Objective: Set the listing down unchanged, minus every embedded image.
____________________
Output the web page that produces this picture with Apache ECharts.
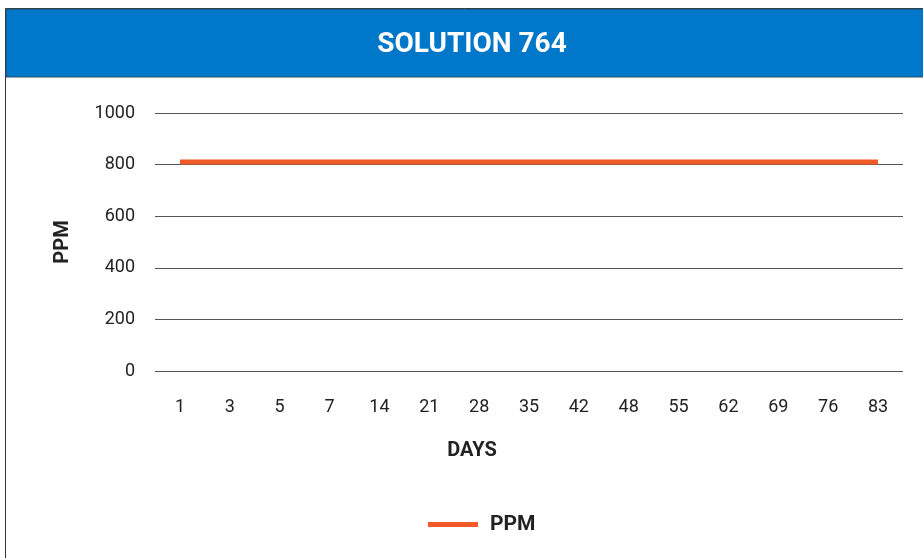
<!DOCTYPE html>
<html>
<head>
<meta charset="utf-8">
<script src="https://cdn.jsdelivr.net/npm/echarts@6/dist/echarts.min.js"></script>
<style>
  html, body { margin: 0; padding: 0; background: #fff; }
  #main { width: 923px; height: 558px; }
</style>
</head>
<body>
<div id="main"></div>
<script>
// days on the x axis
var days = ["1", "3", "5", "7", "14", "21", "28", "35", "42", "48", "55", "62", "69", "76", "83"];
// ppm reading per day
var ppm = [810, 810, 810, 810, 810, 810, 810, 810, 810, 810, 810, 810, 810, 810, 810];

var yTicks = { min: 0, max: 1000, interval: 200 };

var font = 'Roboto, "Liberation Sans", sans-serif';

var chart = echarts.init(document.getElementById("main"));

var option = {
    animation: false,
    textStyle: { fontFamily: font },
    graphic: [
        // outer frame
        {
            type: "rect",
            shape: { x: 5.5, y: 8.5, width: 940, height: 560 },
            style: { fill: "#fff", stroke: "#333", lineWidth: 1 },
            z: -10
        },
        // blue header band
        {
            type: "rect",
            shape: { x: 6, y: 9, width: 930, height: 68 },
            style: { fill: "#0077c8", stroke: "#2a4a66", lineWidth: 1 },
            z: -5
        },
        {
            type: "text",
            x: 472,
            y: 45,
            style: {
                text: "SOLUTION 764",
                fill: "#fff",
                font: 'bold 28px ' + font,
                textAlign: "center",
                textVerticalAlign: "middle"
            }
        },
        // x axis title, sits left of the grid centre like the original
        {
            type: "text",
            x: 472,
            y: 451,
            style: {
                text: "DAYS",
                fill: "#222",
                font: 'bold 20px ' + font,
                textAlign: "center",
                textVerticalAlign: "middle"
            }
        }
    ],
    legend: {
        data: ["PPM"],
        left: 423,
        top: 509,
        icon: "rect",
        itemWidth: 50,
        itemHeight: 5,
        itemGap: 10,
        textStyle: {
            fontFamily: font, fontWeight: "bold", fontSize: 21, color: "#222",
            padding: [0, 0, 0, 7]
        }
    },
    grid: { left: 155, right: 20, top: 113, bottom: 187 },
    xAxis: {
        type: "category",
        data: days,
        boundaryGap: true,
        axisLine: { show: false },
        axisTick: { show: false },
        axisLabel: { margin: 27, fontSize: 18, color: "#222", fontFamily: font }
    },
    yAxis: {
        type: "value",
        min: yTicks.min,
        max: yTicks.max,
        interval: yTicks.interval,
        name: "PPM",
        nameLocation: "middle",
        nameGap: 82,
        nameTextStyle: { fontFamily: font, fontWeight: "bold", fontSize: 20, color: "#222" },
        axisLine: { show: false },
        axisTick: { show: false },
        axisLabel: {
            margin: 20, fontSize: 18, color: "#222", fontFamily: font,
            formatter: function (v) { return String(v); }
        },
        splitLine: { lineStyle: { color: "#555", width: 1 } }
    },
    series: [{
        name: "PPM",
        type: "line",
        data: ppm,
        symbol: "none",
        itemStyle: { color: "#f05a28" },
        lineStyle: { color: "#f05a28", width: 5 }
    }]
};

chart.setOption(option);
</script>
</body>
</html>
____________________
Expected answer:
Output the web page that produces this picture with Apache ECharts.
<!DOCTYPE html>
<html>
<head>
<meta charset="utf-8">
<script src="https://cdn.jsdelivr.net/npm/echarts@6/dist/echarts.min.js"></script>
<style>
  html, body { margin: 0; padding: 0; background: #fff; }
  #main { width: 923px; height: 558px; }
</style>
</head>
<body>
<div id="main"></div>
<script>
// days on the x axis
var days = ["1", "3", "5", "7", "14", "21", "28", "35", "42", "48", "55", "62", "69", "76", "83"];
// ppm reading per day
var ppm = [810, 810, 810, 810, 810, 810, 810, 810, 810, 810, 810, 810, 810, 810, 810];

var yTicks = { min: 0, max: 1000, interval: 200 };

var font = 'Roboto, "Liberation Sans", sans-serif';

var chart = echarts.init(document.getElementById("main"));

var option = {
    animation: false,
    textStyle: { fontFamily: font },
    graphic: [
        // outer frame
        {
            type: "rect",
            shape: { x: 5.5, y: 8.5, width: 940, height: 560 },
            style: { fill: "#fff", stroke: "#333", lineWidth: 1 },
            z: -10
        },
        // blue header band
        {
            type: "rect",
            shape: { x: 6, y: 9, width: 930, height: 68 },
            style: { fill: "#0077c8", stroke: "#2a4a66", lineWidth: 1 },
            z: -5
        },
        {
            type: "text",
            x: 472,
            y: 45,
            style: {
                text: "SOLUTION 764",
                fill: "#fff",
                font: 'bold 28px ' + font,
                textAlign: "center",
                textVerticalAlign: "middle"
            }
        },
        // x axis title, sits left of the grid centre like the original
        {
            type: "text",
            x: 472,
            y: 451,
            style: {
                text: "DAYS",
                fill: "#222",
                font: 'bold 20px ' + font,
                textAlign: "center",
                textVerticalAlign: "middle"
            }
        }
    ],
    legend: {
        data: ["PPM"],
        left: 423,
        top: 509,
        icon: "rect",
        itemWidth: 50,
        itemHeight: 5,
        itemGap: 10,
        textStyle: {
            fontFamily: font, fontWeight: "bold", fontSize: 21, color: "#222",
            padding: [0, 0, 0, 7]
        }
    },
    grid: { left: 155, right: 20, top: 113, bottom: 187 },
    xAxis: {
        type: "category",
        data: days,
        boundaryGap: true,
        axisLine: { show: false },
        axisTick: { show: false },
        axisLabel: { margin: 27, fontSize: 18, color: "#222", fontFamily: font }
    },
    yAxis: {
        type: "value",
        min: yTicks.min,
        max: yTicks.max,
        interval: yTicks.interval,
        name: "PPM",
        nameLocation: "middle",
        nameGap: 82,
        nameTextStyle: { fontFamily: font, fontWeight: "bold", fontSize: 20, color: "#222" },
        axisLine: { show: false },
        axisTick: { show: false },
        axisLabel: {
            margin: 20, fontSize: 18, color: "#222", fontFamily: font,
            formatter: function (v) { return String(v); }
        },
        splitLine: { lineStyle: { color: "#555", width: 1 } }
    },
    series: [{
        name: "PPM",
        type: "line",
        data: ppm,
        symbol: "none",
        itemStyle: { color: "#f05a28" },
        lineStyle: { color: "#f05a28", width: 5 }
    }]
};

chart.setOption(option);
</script>
</body>
</html>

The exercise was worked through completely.